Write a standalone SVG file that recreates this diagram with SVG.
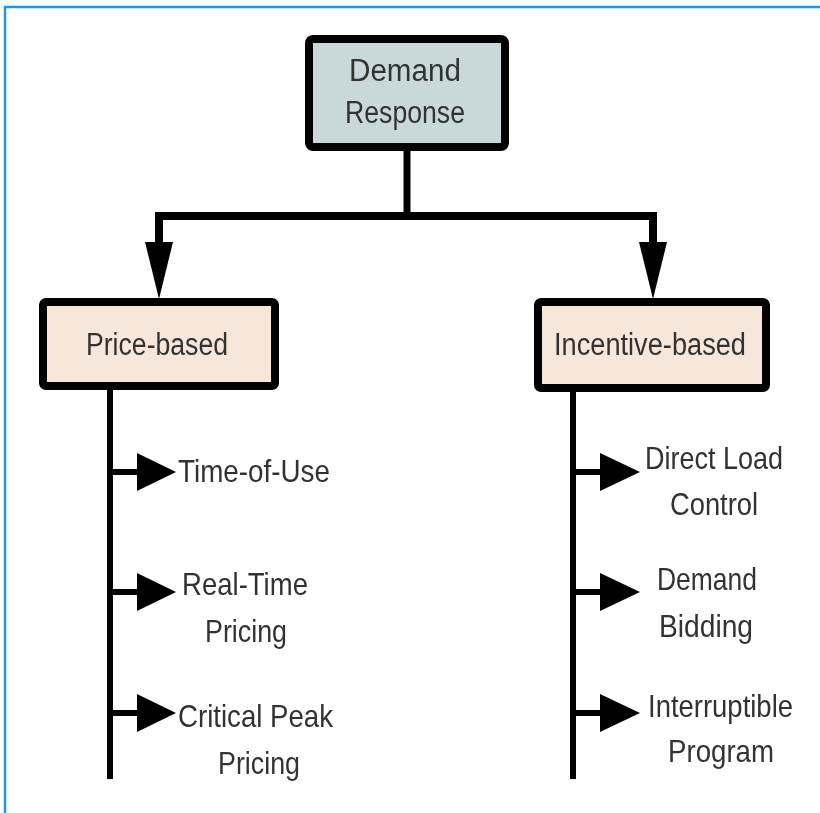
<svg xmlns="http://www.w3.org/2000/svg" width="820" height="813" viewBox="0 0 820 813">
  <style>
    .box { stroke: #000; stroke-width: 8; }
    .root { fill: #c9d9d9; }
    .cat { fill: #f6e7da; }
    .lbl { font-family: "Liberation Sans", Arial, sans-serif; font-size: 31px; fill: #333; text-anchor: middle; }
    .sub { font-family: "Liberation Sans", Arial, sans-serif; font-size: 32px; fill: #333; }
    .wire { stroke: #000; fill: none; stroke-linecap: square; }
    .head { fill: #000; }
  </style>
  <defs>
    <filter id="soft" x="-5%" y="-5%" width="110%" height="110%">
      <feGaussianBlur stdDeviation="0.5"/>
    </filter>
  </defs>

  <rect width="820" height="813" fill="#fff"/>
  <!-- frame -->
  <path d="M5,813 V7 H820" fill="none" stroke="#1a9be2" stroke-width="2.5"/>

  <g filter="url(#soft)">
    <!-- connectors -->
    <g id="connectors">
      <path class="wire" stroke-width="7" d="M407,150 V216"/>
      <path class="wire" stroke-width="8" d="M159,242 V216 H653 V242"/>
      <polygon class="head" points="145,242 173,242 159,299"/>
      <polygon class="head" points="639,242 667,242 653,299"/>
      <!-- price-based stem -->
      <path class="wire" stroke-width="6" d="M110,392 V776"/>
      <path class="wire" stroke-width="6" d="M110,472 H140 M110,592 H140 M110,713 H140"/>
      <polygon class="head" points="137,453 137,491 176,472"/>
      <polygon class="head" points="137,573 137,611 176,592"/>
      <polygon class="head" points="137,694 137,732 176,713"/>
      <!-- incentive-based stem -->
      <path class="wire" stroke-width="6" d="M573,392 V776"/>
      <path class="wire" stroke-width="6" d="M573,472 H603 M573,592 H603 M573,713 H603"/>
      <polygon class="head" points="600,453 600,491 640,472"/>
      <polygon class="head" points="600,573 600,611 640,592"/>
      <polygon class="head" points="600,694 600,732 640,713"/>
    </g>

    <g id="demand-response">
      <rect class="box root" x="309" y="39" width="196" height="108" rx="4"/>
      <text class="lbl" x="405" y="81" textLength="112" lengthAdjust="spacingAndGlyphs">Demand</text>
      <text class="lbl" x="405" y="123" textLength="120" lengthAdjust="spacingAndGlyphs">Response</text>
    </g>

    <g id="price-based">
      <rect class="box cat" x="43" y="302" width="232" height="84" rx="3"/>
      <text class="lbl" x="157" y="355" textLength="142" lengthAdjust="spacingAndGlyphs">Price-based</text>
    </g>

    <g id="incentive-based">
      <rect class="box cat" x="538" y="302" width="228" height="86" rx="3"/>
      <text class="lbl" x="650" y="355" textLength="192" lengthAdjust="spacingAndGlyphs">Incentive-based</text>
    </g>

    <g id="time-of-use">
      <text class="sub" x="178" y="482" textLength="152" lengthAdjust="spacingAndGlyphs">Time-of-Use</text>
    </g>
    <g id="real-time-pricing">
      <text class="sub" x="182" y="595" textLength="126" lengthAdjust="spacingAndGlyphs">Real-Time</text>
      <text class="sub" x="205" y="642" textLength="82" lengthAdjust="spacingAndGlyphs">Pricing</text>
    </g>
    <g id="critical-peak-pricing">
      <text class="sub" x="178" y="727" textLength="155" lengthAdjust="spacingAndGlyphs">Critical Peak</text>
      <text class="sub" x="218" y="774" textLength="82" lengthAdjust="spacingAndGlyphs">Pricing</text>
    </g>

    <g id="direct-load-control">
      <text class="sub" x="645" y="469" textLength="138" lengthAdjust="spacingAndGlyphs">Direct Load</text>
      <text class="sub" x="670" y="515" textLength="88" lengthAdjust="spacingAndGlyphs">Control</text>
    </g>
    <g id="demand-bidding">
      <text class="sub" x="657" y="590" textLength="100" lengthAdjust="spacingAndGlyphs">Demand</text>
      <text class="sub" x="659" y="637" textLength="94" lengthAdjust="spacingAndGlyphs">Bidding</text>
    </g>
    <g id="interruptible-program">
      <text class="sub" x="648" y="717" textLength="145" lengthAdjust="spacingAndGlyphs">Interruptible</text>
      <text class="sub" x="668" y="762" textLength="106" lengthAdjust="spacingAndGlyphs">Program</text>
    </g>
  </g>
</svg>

# # # # #

Extract the full listing above verbatim; pictures are to be left out of the copy.

Write a standalone SVG file that recreates this diagram with SVG.
<svg xmlns="http://www.w3.org/2000/svg" width="820" height="813" viewBox="0 0 820 813">
  <style>
    .box { stroke: #000; stroke-width: 8; }
    .root { fill: #c9d9d9; }
    .cat { fill: #f6e7da; }
    .lbl { font-family: "Liberation Sans", Arial, sans-serif; font-size: 31px; fill: #333; text-anchor: middle; }
    .sub { font-family: "Liberation Sans", Arial, sans-serif; font-size: 32px; fill: #333; }
    .wire { stroke: #000; fill: none; stroke-linecap: square; }
    .head { fill: #000; }
  </style>
  <defs>
    <filter id="soft" x="-5%" y="-5%" width="110%" height="110%">
      <feGaussianBlur stdDeviation="0.5"/>
    </filter>
  </defs>

  <rect width="820" height="813" fill="#fff"/>
  <!-- frame -->
  <path d="M5,813 V7 H820" fill="none" stroke="#1a9be2" stroke-width="2.5"/>

  <g filter="url(#soft)">
    <!-- connectors -->
    <g id="connectors">
      <path class="wire" stroke-width="7" d="M407,150 V216"/>
      <path class="wire" stroke-width="8" d="M159,242 V216 H653 V242"/>
      <polygon class="head" points="145,242 173,242 159,299"/>
      <polygon class="head" points="639,242 667,242 653,299"/>
      <!-- price-based stem -->
      <path class="wire" stroke-width="6" d="M110,392 V776"/>
      <path class="wire" stroke-width="6" d="M110,472 H140 M110,592 H140 M110,713 H140"/>
      <polygon class="head" points="137,453 137,491 176,472"/>
      <polygon class="head" points="137,573 137,611 176,592"/>
      <polygon class="head" points="137,694 137,732 176,713"/>
      <!-- incentive-based stem -->
      <path class="wire" stroke-width="6" d="M573,392 V776"/>
      <path class="wire" stroke-width="6" d="M573,472 H603 M573,592 H603 M573,713 H603"/>
      <polygon class="head" points="600,453 600,491 640,472"/>
      <polygon class="head" points="600,573 600,611 640,592"/>
      <polygon class="head" points="600,694 600,732 640,713"/>
    </g>

    <g id="demand-response">
      <rect class="box root" x="309" y="39" width="196" height="108" rx="4"/>
      <text class="lbl" x="405" y="81" textLength="112" lengthAdjust="spacingAndGlyphs">Demand</text>
      <text class="lbl" x="405" y="123" textLength="120" lengthAdjust="spacingAndGlyphs">Response</text>
    </g>

    <g id="price-based">
      <rect class="box cat" x="43" y="302" width="232" height="84" rx="3"/>
      <text class="lbl" x="157" y="355" textLength="142" lengthAdjust="spacingAndGlyphs">Price-based</text>
    </g>

    <g id="incentive-based">
      <rect class="box cat" x="538" y="302" width="228" height="86" rx="3"/>
      <text class="lbl" x="650" y="355" textLength="192" lengthAdjust="spacingAndGlyphs">Incentive-based</text>
    </g>

    <g id="time-of-use">
      <text class="sub" x="178" y="482" textLength="152" lengthAdjust="spacingAndGlyphs">Time-of-Use</text>
    </g>
    <g id="real-time-pricing">
      <text class="sub" x="182" y="595" textLength="126" lengthAdjust="spacingAndGlyphs">Real-Time</text>
      <text class="sub" x="205" y="642" textLength="82" lengthAdjust="spacingAndGlyphs">Pricing</text>
    </g>
    <g id="critical-peak-pricing">
      <text class="sub" x="178" y="727" textLength="155" lengthAdjust="spacingAndGlyphs">Critical Peak</text>
      <text class="sub" x="218" y="774" textLength="82" lengthAdjust="spacingAndGlyphs">Pricing</text>
    </g>

    <g id="direct-load-control">
      <text class="sub" x="645" y="469" textLength="138" lengthAdjust="spacingAndGlyphs">Direct Load</text>
      <text class="sub" x="670" y="515" textLength="88" lengthAdjust="spacingAndGlyphs">Control</text>
    </g>
    <g id="demand-bidding">
      <text class="sub" x="657" y="590" textLength="100" lengthAdjust="spacingAndGlyphs">Demand</text>
      <text class="sub" x="659" y="637" textLength="94" lengthAdjust="spacingAndGlyphs">Bidding</text>
    </g>
    <g id="interruptible-program">
      <text class="sub" x="648" y="717" textLength="145" lengthAdjust="spacingAndGlyphs">Interruptible</text>
      <text class="sub" x="668" y="762" textLength="106" lengthAdjust="spacingAndGlyphs">Program</text>
    </g>
  </g>
</svg>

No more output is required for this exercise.